開業にあたり、「カウンセリング」について改めて考えたいと思い、手にしました。
この本は2007年に出版された『カウンセリングで何ができるか』の改訂版で、2020年10月に出されています。
この本の「はじめに」で私が感動したのが以下の部分。
一度言ったことを一年後にくりかえし語ることが、この上なく恥ずかしい。それにしても、なぜここまで強迫的に自己更新を試みるのだろう。たぶんそれは、十年一日のごとく同じことをくりかえしているひとたちに対する軽蔑の念があるからだ。
本当に、頭を殴られるような衝撃でした。笑
74歳になっても自己更新を試みる。なんて前向きでエネルギーをもらえるんだろう、と思うのと同時に、がんばらなきゃな、と姿勢を正す思いがしました。
カウンセリングで何をするか
さて、「カウンセリング」という言葉自体は広く相談支援を指すかと思いますが、ここでは「心理カウンセリング」について考えます。
カウンセリングで実際何をするかですが、この本にも書かれているように、端的に言うと「経験を整理し、構造化する」ことではないかと思います。
何かについてあまり知識がなかったり、情報があいまいなとき、対する問題がとても大きく見えたり、不安に思ったり怖くなったりすることが多くあります。
例えば、初対面の人と会うとき。
どんな人か知らないと、何を話せばいいのか、どんなキャラでいこうか、楽しく話せるだろうかなど、色々な心配事が浮かんできます。
でも、一度会って、「お酒とスノーボードが好きな人。
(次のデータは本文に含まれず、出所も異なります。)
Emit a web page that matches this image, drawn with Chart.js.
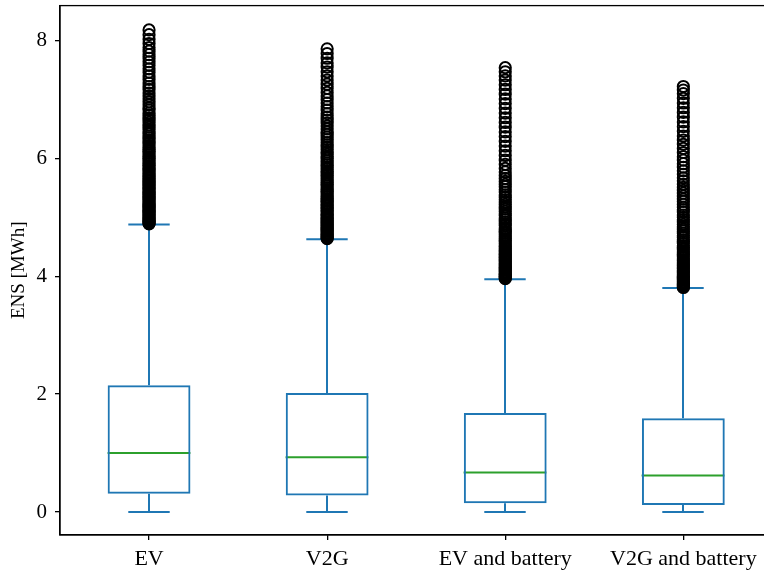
<!DOCTYPE html>
<html>
<head>
<meta charset="utf-8">
<script src="https://cdn.jsdelivr.net/npm/chart.js@4"></script>
<style>
  html, body { margin: 0; padding: 0; background: #fff; overflow: hidden; }
  #boxChart { display: block; margin-top: -2px; }
</style>
</head>
<body>
<canvas id="boxChart" width="780" height="573"></canvas>
<script>
// box statistics (MWh)
const categories = ['EV', 'V2G', 'EV and battery', 'V2G and battery'];
const q1 = [0.31, 0.28, 0.15, 0.12];
const medians = [1.00, 0.93, 0.67, 0.62];
const q3 = [2.15, 2.02, 1.68, 1.59];
const whiskerLow = [0, 0, 0, 0];
const whiskerHigh = [4.88, 4.63, 3.95, 3.80];
const yTicks = [0, 2, 4, 6, 8];

// outliers (fliers), one list per category
const fliersEV = [4.89, 4.90, 4.92, 4.93, 4.95, 4.97, 4.99, 5.01, 5.03, 5.05, 5.07, 5.09, 5.11, 5.13, 5.15,
  5.17, 5.19, 5.21, 5.23, 5.25, 5.27, 5.30, 5.32, 5.34, 5.36, 5.39, 5.41, 5.43, 5.46, 5.48, 5.51, 5.53,
  5.56, 5.58, 5.61, 5.63, 5.66, 5.69, 5.71, 5.74, 5.77, 5.80, 5.82, 5.85, 5.88, 5.91, 5.94, 5.97, 6.00,
  6.03, 6.06, 6.09, 6.12, 6.15, 6.18, 6.21, 6.25, 6.28, 6.31, 6.35, 6.38, 6.42, 6.45, 6.49, 6.53, 6.57,
  6.61, 6.65, 6.69, 6.73, 6.77, 6.82, 6.86, 6.91, 6.96, 7.01, 7.06, 7.11, 7.17, 7.22, 7.28, 7.34, 7.40,
  7.46, 7.52, 7.58, 7.64, 7.70, 7.76, 7.82, 7.88, 7.95, 8.02, 8.10, 8.18];
const fliersV2G = [4.64, 4.65, 4.67, 4.68, 4.70, 4.72, 4.74, 4.76, 4.78, 4.80, 4.82, 4.84, 4.86, 4.88, 4.90,
  4.92, 4.95, 4.97, 4.99, 5.02, 5.04, 5.06, 5.09, 5.11, 5.14, 5.16, 5.19, 5.21, 5.24, 5.27, 5.29, 5.32,
  5.35, 5.38, 5.41, 5.44, 5.47, 5.50, 5.53, 5.56, 5.59, 5.62, 5.65, 5.68, 5.72, 5.75, 5.78, 5.82, 5.85,
  5.89, 5.92, 5.96, 6.00, 6.03, 6.07, 6.11, 6.15, 6.19, 6.23, 6.27, 6.32, 6.36, 6.41, 6.45, 6.50, 6.55,
  6.60, 6.65, 6.70, 6.76, 6.82, 6.88, 6.94, 7.00, 7.06, 7.12, 7.19, 7.26, 7.33, 7.40, 7.47, 7.55, 7.62,
  7.70, 7.78, 7.86];
const fliersEVBat = [3.96, 3.97, 3.99, 4.00, 4.02, 4.04, 4.06, 4.08, 4.10, 4.12, 4.14, 4.16, 4.18, 4.20, 4.22,
  4.25, 4.27, 4.29, 4.32, 4.34, 4.37, 4.39, 4.42, 4.44, 4.47, 4.50, 4.52, 4.55, 4.58, 4.61, 4.64, 4.67,
  4.70, 4.73, 4.76, 4.79, 4.82, 4.86, 4.89, 4.92, 4.96, 4.99, 5.03, 5.06, 5.10, 5.14, 5.18, 5.22, 5.26,
  5.30, 5.34, 5.38, 5.43, 5.47, 5.52, 5.56, 5.61, 5.66, 5.71, 5.77, 5.83, 5.90, 5.97, 6.05, 6.13, 6.21,
  6.29, 6.37, 6.45, 6.53, 6.61, 6.69, 6.77, 6.85, 6.93, 7.01, 7.09, 7.17, 7.25, 7.33, 7.40, 7.47, 7.54];
const fliersV2GBat = [3.81, 3.82, 3.84, 3.85, 3.87, 3.89, 3.91, 3.93, 3.95, 3.97, 3.99, 4.01, 4.03, 4.06, 4.08,
  4.10, 4.13, 4.15, 4.18, 4.20, 4.23, 4.26, 4.28, 4.31, 4.34, 4.37, 4.40, 4.43, 4.46, 4.49, 4.52, 4.56,
  4.59, 4.62, 4.66, 4.69, 4.73, 4.77, 4.80, 4.84, 4.88, 4.92, 4.96, 5.00, 5.04, 5.09, 5.13, 5.17, 5.22,
  5.27, 5.31, 5.36, 5.41, 5.46, 5.51, 5.56, 5.62, 5.67, 5.73, 5.79, 5.85, 5.91, 5.97, 6.03, 6.10, 6.17,
  6.24, 6.31, 6.38, 6.46, 6.54, 6.62, 6.70, 6.78, 6.86, 6.94, 7.02, 7.10, 7.16, 7.22];
const fliers = [fliersEV, fliersV2G, fliersEVBat, fliersV2GBat];

const BLUE = '#1f77b4';
const GREEN = '#2ca02c';
const SERIF = '"Liberation Serif", "Times New Roman", serif';

// whiskers, caps, medians + frame, drawn with the chart scales
const boxParts = {
  id: 'boxParts',
  beforeDatasetsDraw(chart) {
    const ctx = chart.ctx;
    const xs = chart.scales.x, ys = chart.scales.y;
    const bars = chart.getDatasetMeta(0).data;
    ctx.save();
    ctx.lineWidth = 2;
    categories.forEach((c, i) => {
      const x = Math.round(xs.getPixelForValue(i));
      const half = bars[i].width / 2;
      ctx.strokeStyle = BLUE;
      ctx.beginPath();
      ctx.moveTo(x, ys.getPixelForValue(q1[i]));
      ctx.lineTo(x, ys.getPixelForValue(whiskerLow[i]));
      ctx.moveTo(x, ys.getPixelForValue(q3[i]));
      ctx.lineTo(x, ys.getPixelForValue(whiskerHigh[i]));
      ctx.moveTo(x - half / 2, ys.getPixelForValue(whiskerLow[i]));
      ctx.lineTo(x + half / 2, ys.getPixelForValue(whiskerLow[i]));
      ctx.moveTo(x - half / 2, ys.getPixelForValue(whiskerHigh[i]));
      ctx.lineTo(x + half / 2, ys.getPixelForValue(whiskerHigh[i]));
      ctx.stroke();
      ctx.strokeStyle = GREEN;
      ctx.beginPath();
      ctx.moveTo(x - half, ys.getPixelForValue(medians[i]));
      ctx.lineTo(x + half, ys.getPixelForValue(medians[i]));
      ctx.stroke();
    });
    ctx.restore();
  },
  afterDraw(chart) {
    const a = chart.chartArea, ctx = chart.ctx;
    ctx.save();
    ctx.strokeStyle = '#000';
    ctx.lineWidth = 1.3;
    ctx.strokeRect(a.left, a.top, a.right - a.left, a.bottom - a.top);
    ctx.restore();
  }
};

const flierPoints = [];
fliers.forEach((list, i) => list.forEach(v => flierPoints.push({ x: categories[i], y: v })));

new Chart(document.getElementById('boxChart'), {
  type: 'bar',
  data: {
    labels: categories,
    datasets: [
      {
        label: 'box',
        data: categories.map((c, i) => [q1[i], q3[i]]),
        backgroundColor: 'rgba(0,0,0,0)',
        borderColor: BLUE,
        borderWidth: 2,
        borderSkipped: false,
        barPercentage: 0.465,
        categoryPercentage: 1,
        grouped: false,
        order: 2
      },
      {
        type: 'scatter',
        label: 'fliers',
        data: flierPoints,
        pointStyle: 'circle',
        pointRadius: 5.6,
        pointBorderWidth: 2,
        pointBorderColor: '#000',
        pointBackgroundColor: 'rgba(0,0,0,0)',
        order: 1
      }
    ]
  },
  options: {
    responsive: false,
    animation: false,
    events: [],
    layout: { padding: { top: 3, right: 1, left: 0, bottom: 0 } },
    scales: {
      x: {
        type: 'category',
        offset: true,
        grid: { display: true, drawOnChartArea: false, drawTicks: true, tickLength: 5, color: '#000', offset: false, lineWidth: 1.3 },
        border: { color: '#000', width: 1.3 },
        ticks: { color: '#000', font: { family: SERIF, size: 22 }, padding: 6, maxRotation: 0, autoSkip: false },
        afterFit(scale) { scale.height = 36; scale.paddingLeft = 0; scale.paddingRight = 0; }
      },
      y: {
        min: -0.39,
        max: 8.593,
        afterBuildTicks(scale) { scale.ticks = yTicks.map(v => ({ value: v })); },
        grid: { display: true, drawOnChartArea: false, drawTicks: true, tickLength: 5, color: '#000', lineWidth: 1.3 },
        border: { color: '#000', width: 1.3 },
        ticks: { color: '#000', font: { family: SERIF, size: 21 }, padding: 8 },
        title: { display: true, text: 'ENS [MWh]', color: '#000', font: { family: SERIF, size: 19 }, padding: { top: 8, bottom: 0 } },
        afterFit(scale) { scale.width = 60; scale.paddingTop = 0; scale.paddingBottom = 0; }
      }
    },
    plugins: {
      legend: { display: false },
      tooltip: { enabled: false },
      title: { display: false }
    }
  },
  plugins: [boxParts]
});
</script>
</body>
</html>
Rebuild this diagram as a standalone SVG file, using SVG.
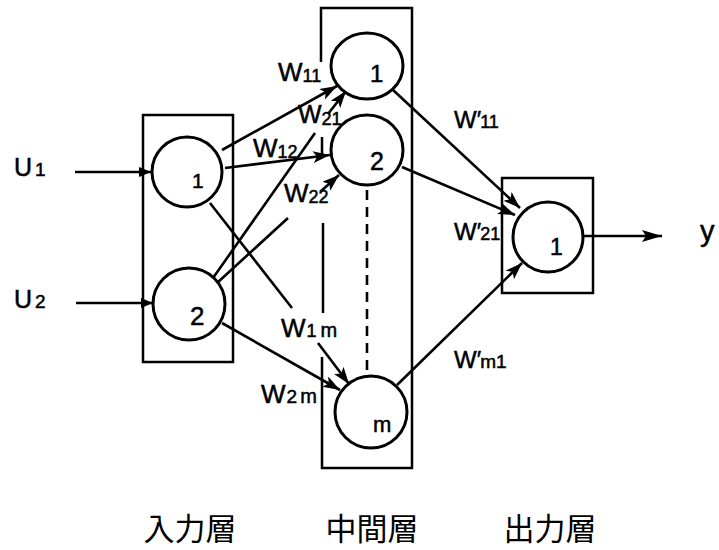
<svg xmlns="http://www.w3.org/2000/svg" width="719" height="550" viewBox="0 0 719 550">
<defs>
<marker id="ah" markerUnits="userSpaceOnUse" markerWidth="20" markerHeight="14" refX="17" refY="6" orient="auto"><path d="M0,0 L17,6 L0,12 L4,6 z" fill="#000"/></marker>
<marker id="ahs" markerUnits="userSpaceOnUse" markerWidth="14" markerHeight="12" refX="12" refY="5" orient="auto"><path d="M0,0 L12,5 L0,10 z" fill="#000"/></marker>
<marker id="ahy" markerUnits="userSpaceOnUse" markerWidth="22" markerHeight="14" refX="20" refY="6" orient="auto"><path d="M0,0 L20,6 L0,12 L4,6 z" fill="#000"/></marker>
</defs>
<style>
.box{fill:none;stroke:#000;stroke-width:2.5}
.nd{fill:#fff;stroke:#000;stroke-width:3}
.ln{fill:none;stroke:#000;stroke-width:2.6}
.t{font-family:"Liberation Sans",Arial,sans-serif;fill:#000;stroke:#000;stroke-width:0.5}
.cjk{font-family:"Noto Sans CJK JP","Noto Sans CJK SC",sans-serif;font-size:31px;fill:#000;text-anchor:middle}
</style>
<rect width="719" height="550" fill="#fff"/>

<g id="input-layer">
<rect class="box" x="143" y="115" width="90" height="247"/>
</g>
<g id="hidden-layer">
<path class="box" d="M321,62 L321,8 L412,8 L412,468 L322,468 L322,357 M323,223 L323,313 M322,137 L322,157"/>
<path class="ln" d="M367,190 L367,372" stroke-dasharray="10,7"/>
</g>
<g id="output-layer">
<rect class="box" x="502" y="178" width="91" height="115"/>
</g>

<g id="connectors">
<path class="ln" d="M75,172 L151,172" marker-end="url(#ahs)"/>
<path class="ln" d="M76,303 L153,303" marker-end="url(#ahs)"/>
<path class="ln" d="M222,150 L337,86" marker-end="url(#ah)"/>
<path class="ln" d="M225,168 L330,155" marker-end="url(#ah)"/>
<path class="ln" d="M213,278 L315,133 M328,114 L346,91" marker-end="url(#ah)"/>
<path class="ln" d="M217,283 L288,218 M320,192 L339,175" marker-end="url(#ah)"/>
<path class="ln" d="M210,203 L292,308 M318,343 L349,384" marker-end="url(#ah)"/>
<path class="ln" d="M222,323 L340,390" marker-end="url(#ah)"/>
<path class="ln" d="M393,90 L520,208" marker-end="url(#ah)"/>
<path class="ln" d="M402,167 L515,215" marker-end="url(#ah)"/>
<path class="ln" d="M397,385 L522,263" marker-end="url(#ah)"/>
<path class="ln" d="M584,236 L662,236" marker-end="url(#ahy)"/>
</g>

<g id="in1"><circle class="nd" cx="187" cy="172" r="35"/><text class="t" x="192" y="188" font-size="21">1</text></g>
<g id="in2"><circle class="nd" cx="189" cy="304" r="36"/><text class="t" x="190" y="325" font-size="26">2</text></g>
<g id="h1"><ellipse class="nd" cx="367" cy="66" rx="36" ry="33"/><text class="t" x="370" y="82" font-size="24">1</text></g>
<g id="h2"><ellipse class="nd" cx="367" cy="150" rx="36" ry="35"/><text class="t" x="370" y="170" font-size="25">2</text></g>
<g id="hm"><circle class="nd" cx="371" cy="412" r="36"/><text class="t" x="373" y="432" font-size="22">m</text></g>
<g id="out1"><circle class="nd" cx="548" cy="237" r="35"/><text class="t" x="550" y="255" font-size="23">1</text></g>

<g id="labels">
<text class="t" x="14" y="176" font-size="25">U<tspan font-size="19" dx="3">1</tspan></text>
<text class="t" x="14" y="308" font-size="25">U<tspan font-size="19" dx="3">2</tspan></text>
<text class="t" x="278" y="81" font-size="26">W<tspan font-size="18" dy="1">11</tspan></text>
<text class="t" x="298" y="123" font-size="25">W<tspan font-size="18" dy="2">21</tspan></text>
<text class="t" x="253" y="157" font-size="26">W<tspan font-size="18" dy="1">12</tspan></text>
<text class="t" x="284" y="202" font-size="26">W<tspan font-size="18" dy="1">22</tspan></text>
<text class="t" x="281" y="337" font-size="26">W<tspan font-size="18" dx="1">1</tspan><tspan font-size="20" dx="4">m</tspan></text>
<text class="t" x="261" y="403" font-size="26">W<tspan font-size="19" dx="1">2</tspan><tspan font-size="20" dx="3">m</tspan></text>
<text class="t" x="454" y="128" font-size="24">W′<tspan font-size="18" dx="-1">11</tspan></text>
<text class="t" x="454" y="240" font-size="24">W′<tspan font-size="18" dx="-1">21</tspan></text>
<text class="t" x="454" y="368" font-size="24">W′<tspan font-size="19" dx="-1">m1</tspan></text>
<text class="t" x="700" y="241" font-size="29">y</text>
<text class="cjk" x="190" y="540">入力層</text>
<text class="cjk" x="372" y="540">中間層</text>
<text class="cjk" x="550" y="540">出力層</text>
</g>
</svg>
真面目すぎるよりも、ちょっとくだけて話すほうが話しやすい。でもくだけ過ぎには注意」というように自分の中で整理できていると、2回目以降に会うときはずっと楽にお話できると思います。
反対に、どういう人かつかめないままだと、やっぱり不安な気持ちになりやすいかもしれませんね。
このように、カウンセリングでは、あなたが今対面している課題や問題、困りごとについて、何が問題になっていて、どこに困っていて、どうなったらよさそうなのかを一緒に考えていきます。
どう伝えたらいいかわからない、という場合ももちろんあると思います。
それもお話する中で一緒に考えていきましょう。
こころの問題?考え方の問題?
そうして見えてくるものは、実際に問題になっているのは、気持ちの問題とか心の弱さなどではなく、物理的な問題であるケースが多々ある、ということです。
家族と言い争いをしてしまう場合でも、伝え方や捉え方を変えてみても、リアルな問題がそのままになっていてはやっぱりまた言い争いになるでしょう。
本書では次のように記されています。
カウンセリングとは近代に構築された心(こころ)という仮構をあつかうものではありません。もっと生々しく、ダイナミックで現実的な関係、そして支配し・される関係性、暴力の問題を正面から扱うようになったのです。このことは、これまで個人の内的世界だけに閉ざされ、個人の責任に帰されていた問題を、再度現実の関係のるつぼに投げ返すことになるでしょう。
現実の関係を変えていくことは、自分の気持ちや考えでどうこうするよりも、もっとエネルギーがいることだと思います。
そして、それに一人で立ち向かうのはもっと大変だと思います。
カウンセリングでは実際の具体的な行動・関係の変化についても考え、可能なら働きかけていきます。
ぜひ一度「カウンセリングはどうだろうか?」と考えてみてはいかがでしょうか。